• **What you need to do**
Pictures stay out of this copy, which runs from the first line of the material through the line containing "const droiteD = [509, 577];".

Start

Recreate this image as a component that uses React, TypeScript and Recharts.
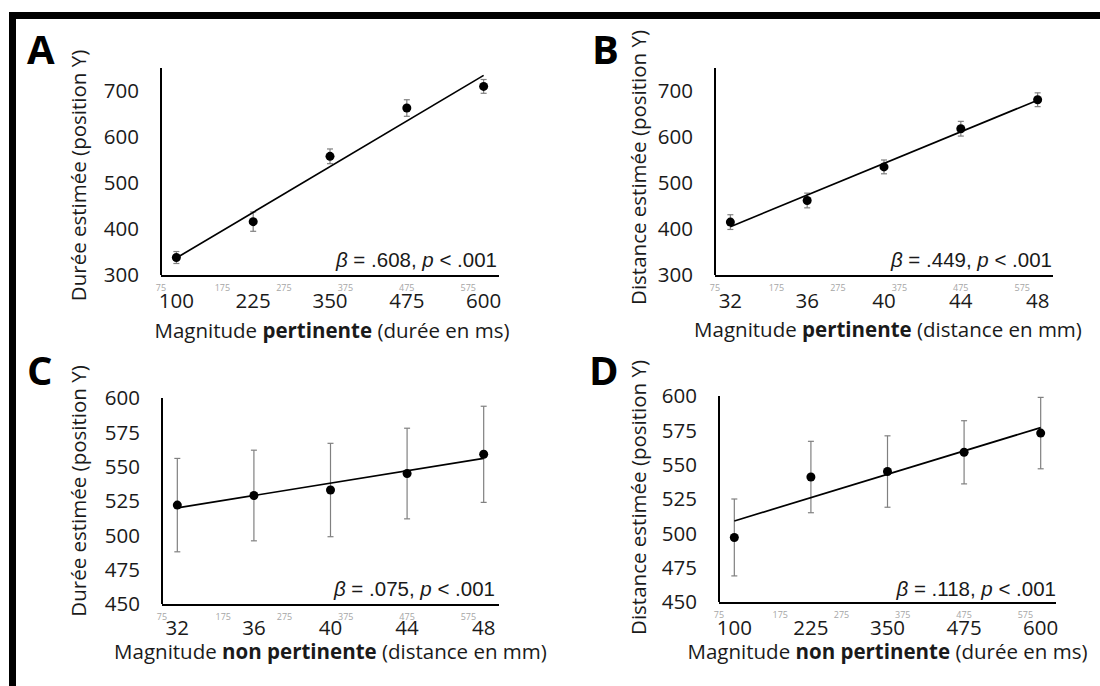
import { ScatterChart, Scatter, XAxis, YAxis, ErrorBar, Label } from 'recharts';

// Stimuli : durées (ms) et distances (mm)
const durees = [100, 225, 350, 475, 600];
const distances = [32, 36, 40, 44, 48];
// graduations grises parasites de l'axe secondaire
const graduationsGrises = [75, 175, 275, 375, 475, 575];

// A : durée estimée selon la durée (pertinente)
const moyA = [338, 416, 558, 663, 710];
const errA = [13, 21, 16, 18, 15];
const droiteA = [337, 734];

// B : distance estimée selon la distance (pertinente)
const moyB = [415, 462, 535, 618, 681];
const errB = [16, 16, 15, 16, 15];
const droiteB = [405, 680];

// C : durée estimée selon la distance (non pertinente)
const moyC = [522, 529, 533, 545, 559];
const errC = [34, 33, 34, 33, 35];
const droiteC = [520, 556];

// D : distance estimée selon la durée (non pertinente)
const moyD = [497, 541, 545, 559, 573];
const errD = [28, 26, 26, 23, 26];
const droiteD = [509, 577];

const ticksHaut = [300, 400, 500, 600, 700];
const ticksBas = [450, 475, 500, 525, 550, 575, 600];

const TEXTE = '#1a1a1a';

const panneaux = [
  {
    lettre: 'A', left: 0, top: 0, h: 360, xs: durees, moy: moyA, err: errA, droite: droiteA,
    xDomain: [75, 625], yDomain: [300, 750], yTicks: ticksHaut,
    margin: { top: 68, right: 51, bottom: 83, left: 61 },
    yTitre: 'Durée estimée (position Y)', yGap: 75, yDy: 4,
    xTitre: ['Magnitude ', 'pertinente', ' (durée en ms)'], xBase: 62, xDx: 2, xTickMargin: 17,
    beta: '.608', annDx: -2, annDy: -8.5,
  },
  {
    lettre: 'B', left: 550, top: 0, h: 360, xs: distances, moy: moyB, err: errB, droite: droiteB,
    xDomain: [31.2, 48.8], yDomain: [300, 750], yTicks: ticksHaut,
    margin: { top: 68, right: 47, bottom: 83, left: 65 },
    yTitre: 'Distance estimée (position Y)', yGap: 69, yDy: -4,
    xTitre: ['Magnitude ', 'pertinente', ' (distance en mm)'], xBase: 61, xDx: 4, xTickMargin: 17,
    beta: '.449', annDx: -1, annDy: -8.5,
  },
  {
    lettre: 'C', left: 0, top: 343, h: 343, xs: distances, moy: moyC, err: errC, droite: droiteC,
    xDomain: [31.2, 48.8], yDomain: [450, 600], yTicks: ticksBas,
    margin: { top: 55, right: 51, bottom: 80, left: 62 },
    yTitre: 'Durée estimée (position Y)', yGap: 76, yDy: -10,
    xTitre: ['Magnitude ', 'non pertinente', ' (distance en mm)'], xBase: 54, xDx: 0, xTickMargin: 15,
    beta: '.075', annDx: -4, annDy: -8.5,
  },
  {
    lettre: 'D', left: 550, top: 343, h: 343, xs: durees, moy: moyD, err: errD, droite: droiteD,
    xDomain: [75, 625], yDomain: [450, 600], yTicks: ticksBas,
    margin: { top: 53, right: 44, bottom: 82, left: 69 },
    yTitre: 'Distance estimée (position Y)', yGap: 73, yDy: -1.5,
    xTitre: ['Magnitude ', 'non pertinente', ' (durée en ms)'], xBase: 56, xDx: 0, xTickMargin: 17,
    beta: '.118', annDx: 0, annDy: -6.5,
  },
];

const Panneau = ({ p }: { p: any }) => {
  const points = p.xs.map((x: number, i: number) => ({ x, y: p.moy[i], e: p.err[i] }));
  const droite = [
    { x: p.xs[0], y: p.droite[0] },
    { x: p.xs[p.xs.length - 1], y: p.droite[1] },
  ];
  // ancrage invisible de l'axe gris (sinon recharts ne lui calcule pas de domaine)
  const ancrageGris = graduationsGrises.map((v) => ({ g: v, y: p.yDomain[0] }));

  const titreX = (props: any) => {
    const vb = props.viewBox || {};
    return (
      <text x={vb.x + vb.width / 2 + p.xDx} y={vb.y + p.xBase} textAnchor="middle" fontSize={20.5} fill={TEXTE} style={{ whiteSpace: 'pre' }}>
        <tspan>{p.xTitre[0]}</tspan>
        <tspan fontWeight="bold">{p.xTitre[1]}</tspan>
        <tspan>{p.xTitre[2]}</tspan>
      </text>
    );
  };

  const titreY = (props: any) => {
    const vb = props.viewBox || {};
    const bx = vb.x + vb.width - p.yGap;
    const cy = vb.y + vb.height / 2 + p.yDy;
    return (
      <text x={bx} y={cy} transform={`rotate(-90, ${bx}, ${cy})`} textAnchor="middle" fontSize={20.5} fill={TEXTE}>
        {p.yTitre}
      </text>
    );
  };

  const annotation = (props: any) => {
    const vb = props.viewBox || {};
    return (
      <text x={vb.x + vb.width + p.annDx} y={vb.y + p.annDy} textAnchor="end" fontSize={20.5} fill={TEXTE}
        fontFamily="'Liberation Sans', Arial, sans-serif" style={{ whiteSpace: 'pre' }}>
        <tspan fontStyle="italic">β</tspan>
        <tspan>{` = ${p.beta}, `}</tspan>
        <tspan fontStyle="italic">p</tspan>
        <tspan>{' < .001'}</tspan>
      </text>
    );
  };

  return (
    <div style={{ position: 'absolute', left: p.left, top: p.top }}>
      <ScatterChart width={550} height={p.h} margin={p.margin}>
        <XAxis
          xAxisId="m"
          dataKey="x"
          type="number"
          domain={p.xDomain}
          ticks={p.xs}
          interval={0}
          height={1}
          allowDataOverflow
          axisLine={{ stroke: '#000', strokeWidth: 2 }}
          tickLine={false}
          tickSize={0}
          tickMargin={p.xTickMargin}
          tick={{ fontSize: 20.5, fill: TEXTE }}
        >
          <Label content={titreX} />
        </XAxis>
        <XAxis
          xAxisId="g"
          dataKey="g"
          type="number"
          domain={[75, 625]}
          ticks={graduationsGrises}
          interval={0}
          height={1}
          allowDataOverflow
          axisLine={false}
          tickLine={false}
          tickSize={0}
          tickMargin={10}
          tick={{ fontSize: 9, fill: '#a6a6a6' }}
        >
          <Label content={annotation} />
        </XAxis>
        <YAxis
          dataKey="y"
          type="number"
          domain={p.yDomain}
          ticks={p.yTicks}
          interval={0}
          width={100}
          allowDataOverflow
          axisLine={{ stroke: '#000', strokeWidth: 2 }}
          tickLine={false}
          tickSize={0}
          tickMargin={22}
          tick={{ fontSize: 20.5, fill: TEXTE }}
        >
          <Label content={titreY} />
        </YAxis>
        <Scatter
          xAxisId="g"
          data={ancrageGris}
          shape={() => <g />}
          legendType="none"
          isAnimationActive={false}
        />
        <Scatter
          xAxisId="m"
          data={droite}
          line={{ stroke: '#000', strokeWidth: 1.7 }}
          shape={() => <g />}
          legendType="none"
          isAnimationActive={false}
        />
        <Scatter
          xAxisId="m"
          data={points}
          shape={(s: any) => <circle cx={s.cx} cy={s.cy} r={4.5} fill="#000" />}
          legendType="none"
          isAnimationActive={false}
        >
          <ErrorBar dataKey="e" direction="y" width={3} stroke="#808080" strokeWidth={1.2} isAnimationActive={false} />
        </Scatter>
      </ScatterChart>
    </div>
  );
};

const lettres = [
  { t: 'A', x: 27, y: 64 },
  { t: 'B', x: 592, y: 64 },
  { t: 'C', x: 27, y: 385 },
  { t: 'D', x: 589, y: 385 },
];

export default function App() {
  return (
    <div
      style={{
        position: 'absolute',
        left: 0,
        top: 0,
        width: 1100,
        height: 686,
        overflow: 'hidden',
        background: '#fff',
        fontFamily: "'Open Sans', sans-serif",
      }}
    >
      <svg width={1100} height={686} style={{ position: 'absolute', left: 0, top: 0 }}>
        <rect x={9} y={12} width={1091} height={7} fill="#000" />
        <rect x={9} y={12} width={7} height={674} fill="#000" />
        {lettres.map((l) => (
          <text key={l.t} x={l.x} y={l.y} fontSize={40} fontWeight="bold" fill="#000" fontFamily="'Open Sans', sans-serif">
            {l.t}
          </text>
        ))}
      </svg>
      {panneaux.map((p) => (
        <Panneau key={p.lettre} p={p} />
      ))}
    </div>
  );
}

End

• **Solution**
Recreate this image as a component that uses React, TypeScript and Recharts.
import { ScatterChart, Scatter, XAxis, YAxis, ErrorBar, Label } from 'recharts';

// Stimuli : durées (ms) et distances (mm)
const durees = [100, 225, 350, 475, 600];
const distances = [32, 36, 40, 44, 48];
// graduations grises parasites de l'axe secondaire
const graduationsGrises = [75, 175, 275, 375, 475, 575];

// A : durée estimée selon la durée (pertinente)
const moyA = [338, 416, 558, 663, 710];
const errA = [13, 21, 16, 18, 15];
const droiteA = [337, 734];

// B : distance estimée selon la distance (pertinente)
const moyB = [415, 462, 535, 618, 681];
const errB = [16, 16, 15, 16, 15];
const droiteB = [405, 680];

// C : durée estimée selon la distance (non pertinente)
const moyC = [522, 529, 533, 545, 559];
const errC = [34, 33, 34, 33, 35];
const droiteC = [520, 556];

// D : distance estimée selon la durée (non pertinente)
const moyD = [497, 541, 545, 559, 573];
const errD = [28, 26, 26, 23, 26];
const droiteD = [509, 577];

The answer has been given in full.